# [EXERCISE INSTRUCTIONS]
Every entry below must be repeated exactly; skip the pictures.

[Plotting code records]
···
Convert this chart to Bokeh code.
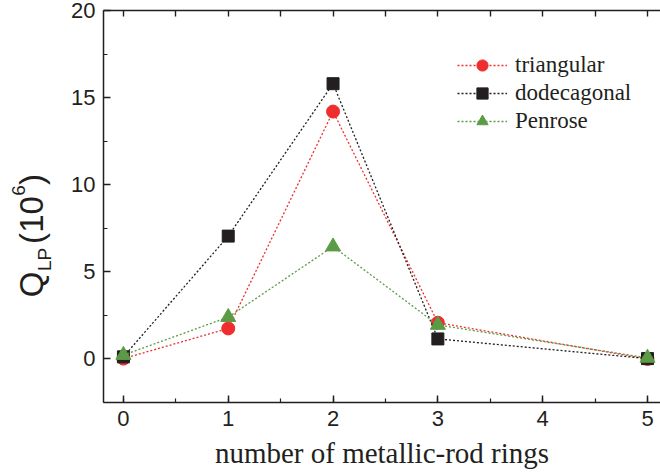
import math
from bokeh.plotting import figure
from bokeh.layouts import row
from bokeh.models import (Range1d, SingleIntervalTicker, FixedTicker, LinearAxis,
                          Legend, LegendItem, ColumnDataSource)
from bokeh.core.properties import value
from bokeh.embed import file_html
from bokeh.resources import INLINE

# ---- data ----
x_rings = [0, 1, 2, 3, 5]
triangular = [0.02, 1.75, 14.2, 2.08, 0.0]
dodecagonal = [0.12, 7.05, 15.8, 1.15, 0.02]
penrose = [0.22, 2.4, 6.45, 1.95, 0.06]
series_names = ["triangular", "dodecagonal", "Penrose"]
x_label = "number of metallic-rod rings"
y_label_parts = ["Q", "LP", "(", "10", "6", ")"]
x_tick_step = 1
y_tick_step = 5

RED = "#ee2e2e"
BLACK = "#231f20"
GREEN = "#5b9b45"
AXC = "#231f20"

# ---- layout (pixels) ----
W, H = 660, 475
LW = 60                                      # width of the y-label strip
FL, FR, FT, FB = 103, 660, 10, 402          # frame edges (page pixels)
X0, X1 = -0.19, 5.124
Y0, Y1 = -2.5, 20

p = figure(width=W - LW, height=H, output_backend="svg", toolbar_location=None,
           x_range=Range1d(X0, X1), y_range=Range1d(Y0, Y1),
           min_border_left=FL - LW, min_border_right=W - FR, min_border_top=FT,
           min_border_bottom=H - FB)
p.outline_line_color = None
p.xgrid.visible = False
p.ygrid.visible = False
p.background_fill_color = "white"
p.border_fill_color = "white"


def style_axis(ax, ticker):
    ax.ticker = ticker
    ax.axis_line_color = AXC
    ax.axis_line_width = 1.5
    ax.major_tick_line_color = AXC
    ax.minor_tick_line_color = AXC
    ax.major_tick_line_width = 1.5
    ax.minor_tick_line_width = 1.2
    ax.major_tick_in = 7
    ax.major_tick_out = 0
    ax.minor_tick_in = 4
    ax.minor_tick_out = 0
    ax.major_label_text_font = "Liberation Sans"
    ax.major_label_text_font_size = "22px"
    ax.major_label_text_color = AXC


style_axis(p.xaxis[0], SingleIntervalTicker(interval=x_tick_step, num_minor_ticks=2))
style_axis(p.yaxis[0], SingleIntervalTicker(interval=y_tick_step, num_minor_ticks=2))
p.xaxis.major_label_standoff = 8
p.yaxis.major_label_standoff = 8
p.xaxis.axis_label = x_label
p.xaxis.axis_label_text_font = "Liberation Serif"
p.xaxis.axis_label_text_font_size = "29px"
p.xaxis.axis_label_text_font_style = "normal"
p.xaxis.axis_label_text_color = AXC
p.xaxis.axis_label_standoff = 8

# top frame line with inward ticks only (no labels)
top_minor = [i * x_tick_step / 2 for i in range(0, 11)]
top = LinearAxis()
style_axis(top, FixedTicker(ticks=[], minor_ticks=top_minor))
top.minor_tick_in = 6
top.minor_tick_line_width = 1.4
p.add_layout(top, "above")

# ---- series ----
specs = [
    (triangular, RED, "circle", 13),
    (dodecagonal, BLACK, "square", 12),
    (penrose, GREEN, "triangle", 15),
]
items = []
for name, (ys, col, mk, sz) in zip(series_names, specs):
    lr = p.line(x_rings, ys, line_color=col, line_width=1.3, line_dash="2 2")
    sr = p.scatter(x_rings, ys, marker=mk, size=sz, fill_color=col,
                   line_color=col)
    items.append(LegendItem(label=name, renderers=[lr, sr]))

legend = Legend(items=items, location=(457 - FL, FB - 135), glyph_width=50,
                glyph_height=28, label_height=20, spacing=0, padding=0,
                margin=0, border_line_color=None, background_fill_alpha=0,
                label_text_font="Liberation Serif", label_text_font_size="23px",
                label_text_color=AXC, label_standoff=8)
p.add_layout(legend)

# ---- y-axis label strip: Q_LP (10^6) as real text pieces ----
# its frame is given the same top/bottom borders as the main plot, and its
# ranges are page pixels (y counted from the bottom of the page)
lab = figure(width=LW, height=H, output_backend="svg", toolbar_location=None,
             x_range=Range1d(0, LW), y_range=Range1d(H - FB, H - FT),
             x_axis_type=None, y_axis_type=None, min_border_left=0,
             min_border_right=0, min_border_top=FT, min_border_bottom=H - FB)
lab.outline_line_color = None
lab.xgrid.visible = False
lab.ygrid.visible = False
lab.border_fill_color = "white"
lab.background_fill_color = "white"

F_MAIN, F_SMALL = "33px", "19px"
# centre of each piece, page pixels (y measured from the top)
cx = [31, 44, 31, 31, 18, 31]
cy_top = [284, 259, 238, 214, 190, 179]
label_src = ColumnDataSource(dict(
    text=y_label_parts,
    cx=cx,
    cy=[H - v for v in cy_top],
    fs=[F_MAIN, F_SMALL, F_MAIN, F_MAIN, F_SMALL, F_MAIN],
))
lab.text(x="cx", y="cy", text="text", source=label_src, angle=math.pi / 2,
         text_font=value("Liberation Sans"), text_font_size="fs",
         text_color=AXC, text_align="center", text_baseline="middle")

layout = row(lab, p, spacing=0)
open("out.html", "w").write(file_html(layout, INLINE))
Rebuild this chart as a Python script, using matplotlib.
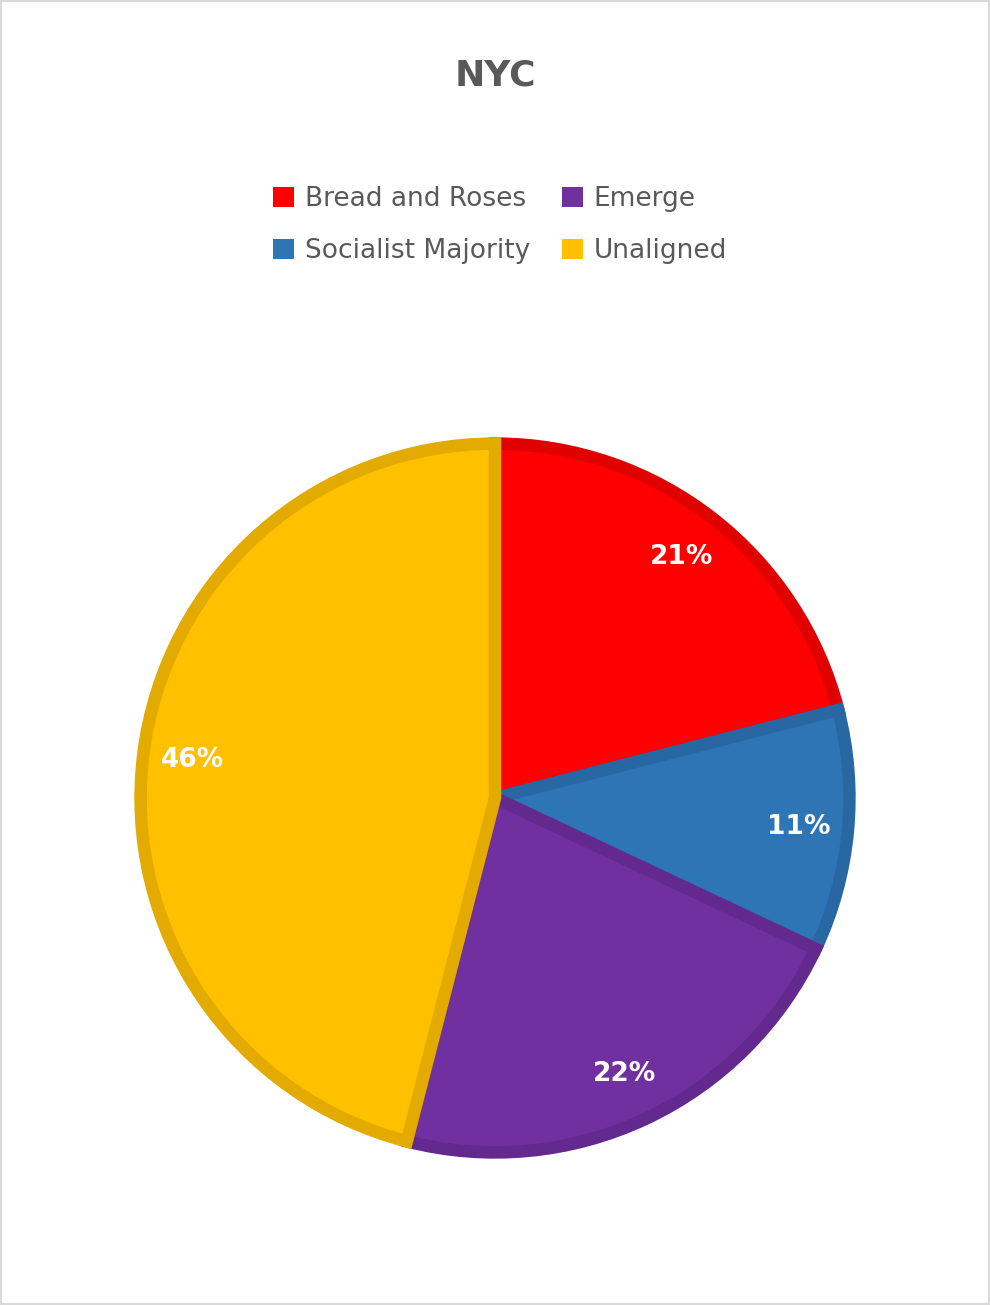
···
# [TASK RESPONSE]
Convert this chart to Bokeh code.
import math
from bokeh.plotting import figure
from bokeh.layouts import row
from bokeh.models import (Range1d, SingleIntervalTicker, FixedTicker, LinearAxis,
                          Legend, LegendItem, ColumnDataSource)
from bokeh.core.properties import value
from bokeh.embed import file_html
from bokeh.resources import INLINE

# ---- data ----
x_rings = [0, 1, 2, 3, 5]
triangular = [0.02, 1.75, 14.2, 2.08, 0.0]
dodecagonal = [0.12, 7.05, 15.8, 1.15, 0.02]
penrose = [0.22, 2.4, 6.45, 1.95, 0.06]
series_names = ["triangular", "dodecagonal", "Penrose"]
x_label = "number of metallic-rod rings"
y_label_parts = ["Q", "LP", "(", "10", "6", ")"]
x_tick_step = 1
y_tick_step = 5

RED = "#ee2e2e"
BLACK = "#231f20"
GREEN = "#5b9b45"
AXC = "#231f20"

# ---- layout (pixels) ----
W, H = 660, 475
LW = 60                                      # width of the y-label strip
FL, FR, FT, FB = 103, 660, 10, 402          # frame edges (page pixels)
X0, X1 = -0.19, 5.124
Y0, Y1 = -2.5, 20

p = figure(width=W - LW, height=H, output_backend="svg", toolbar_location=None,
           x_range=Range1d(X0, X1), y_range=Range1d(Y0, Y1),
           min_border_left=FL - LW, min_border_right=W - FR, min_border_top=FT,
           min_border_bottom=H - FB)
p.outline_line_color = None
p.xgrid.visible = False
p.ygrid.visible = False
p.background_fill_color = "white"
p.border_fill_color = "white"


def style_axis(ax, ticker):
    ax.ticker = ticker
    ax.axis_line_color = AXC
    ax.axis_line_width = 1.5
    ax.major_tick_line_color = AXC
    ax.minor_tick_line_color = AXC
    ax.major_tick_line_width = 1.5
    ax.minor_tick_line_width = 1.2
    ax.major_tick_in = 7
    ax.major_tick_out = 0
    ax.minor_tick_in = 4
    ax.minor_tick_out = 0
    ax.major_label_text_font = "Liberation Sans"
    ax.major_label_text_font_size = "22px"
    ax.major_label_text_color = AXC


style_axis(p.xaxis[0], SingleIntervalTicker(interval=x_tick_step, num_minor_ticks=2))
style_axis(p.yaxis[0], SingleIntervalTicker(interval=y_tick_step, num_minor_ticks=2))
p.xaxis.major_label_standoff = 8
p.yaxis.major_label_standoff = 8
p.xaxis.axis_label = x_label
p.xaxis.axis_label_text_font = "Liberation Serif"
p.xaxis.axis_label_text_font_size = "29px"
p.xaxis.axis_label_text_font_style = "normal"
p.xaxis.axis_label_text_color = AXC
p.xaxis.axis_label_standoff = 8

# top frame line with inward ticks only (no labels)
top_minor = [i * x_tick_step / 2 for i in range(0, 11)]
top = LinearAxis()
style_axis(top, FixedTicker(ticks=[], minor_ticks=top_minor))
top.minor_tick_in = 6
top.minor_tick_line_width = 1.4
p.add_layout(top, "above")

# ---- series ----
specs = [
    (triangular, RED, "circle", 13),
    (dodecagonal, BLACK, "square", 12),
    (penrose, GREEN, "triangle", 15),
]
items = []
for name, (ys, col, mk, sz) in zip(series_names, specs):
    lr = p.line(x_rings, ys, line_color=col, line_width=1.3, line_dash="2 2")
    sr = p.scatter(x_rings, ys, marker=mk, size=sz, fill_color=col,
                   line_color=col)
    items.append(LegendItem(label=name, renderers=[lr, sr]))

legend = Legend(items=items, location=(457 - FL, FB - 135), glyph_width=50,
                glyph_height=28, label_height=20, spacing=0, padding=0,
                margin=0, border_line_color=None, background_fill_alpha=0,
                label_text_font="Liberation Serif", label_text_font_size="23px",
                label_text_color=AXC, label_standoff=8)
p.add_layout(legend)

# ---- y-axis label strip: Q_LP (10^6) as real text pieces ----
# its frame is given the same top/bottom borders as the main plot, and its
# ranges are page pixels (y counted from the bottom of the page)
lab = figure(width=LW, height=H, output_backend="svg", toolbar_location=None,
             x_range=Range1d(0, LW), y_range=Range1d(H - FB, H - FT),
             x_axis_type=None, y_axis_type=None, min_border_left=0,
             min_border_right=0, min_border_top=FT, min_border_bottom=H - FB)
lab.outline_line_color = None
lab.xgrid.visible = False
lab.ygrid.visible = False
lab.border_fill_color = "white"
lab.background_fill_color = "white"

F_MAIN, F_SMALL = "33px", "19px"
# centre of each piece, page pixels (y measured from the top)
cx = [31, 44, 31, 31, 18, 31]
cy_top = [284, 259, 238, 214, 190, 179]
label_src = ColumnDataSource(dict(
    text=y_label_parts,
    cx=cx,
    cy=[H - v for v in cy_top],
    fs=[F_MAIN, F_SMALL, F_MAIN, F_MAIN, F_SMALL, F_MAIN],
))
lab.text(x="cx", y="cy", text="text", source=label_src, angle=math.pi / 2,
         text_font=value("Liberation Sans"), text_font_size="fs",
         text_color=AXC, text_align="center", text_baseline="middle")

layout = row(lab, p, spacing=0)
open("out.html", "w").write(file_html(layout, INLINE))
Rebuild this chart as a Python script, using matplotlib.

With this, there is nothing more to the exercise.